All the data of the monad lies in the Kleisli triple. Note that multiplication is packaged in the third axiom. This is also the standard definition of a monad in functional programming. T can essentially be thought of as a wrapper function. Anyways, I’ll get to that in the next post.

Adjunction from Kleisli Category

Consider the functor F:X \to X_{T} defined by F(X)=X_{T} and

for f: X \to Y,F(f)=(\mu_{Y} \circ f). The notation is a little misleading as f is mapped to a function of type X \to TY which corresponds to a morphism X_{T} \to Y_{T}. I just felt that this is cleaner.

Now, consider a functor G:C_{T} \to C where G(X_{T})=TX and which sends a morphism f':X_{T} \to Y_{T} to G(f')=\mu_{Y} \circ Tf'=f'^{*}.

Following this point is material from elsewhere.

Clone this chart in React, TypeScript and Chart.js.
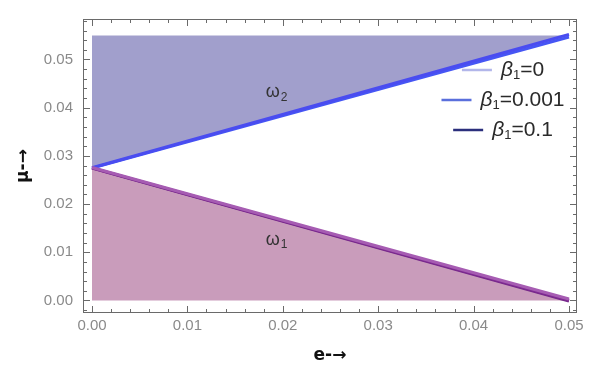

We get that GF(f)=G((\nu_{Y} \circ f))=\mu_{Y} \circ T\eta_{Y} \circ Tf=id_{TY} \circ Tf=Tf. So, GF=T. The composition on objects is trivial. The unit of the adjunction is simply the unit of the monad whereas the counit is \epsilon=1_{TY}^{*}:(TY)_{T} \to Y_{T}. I leave it to the reader to check that this is an adjunction.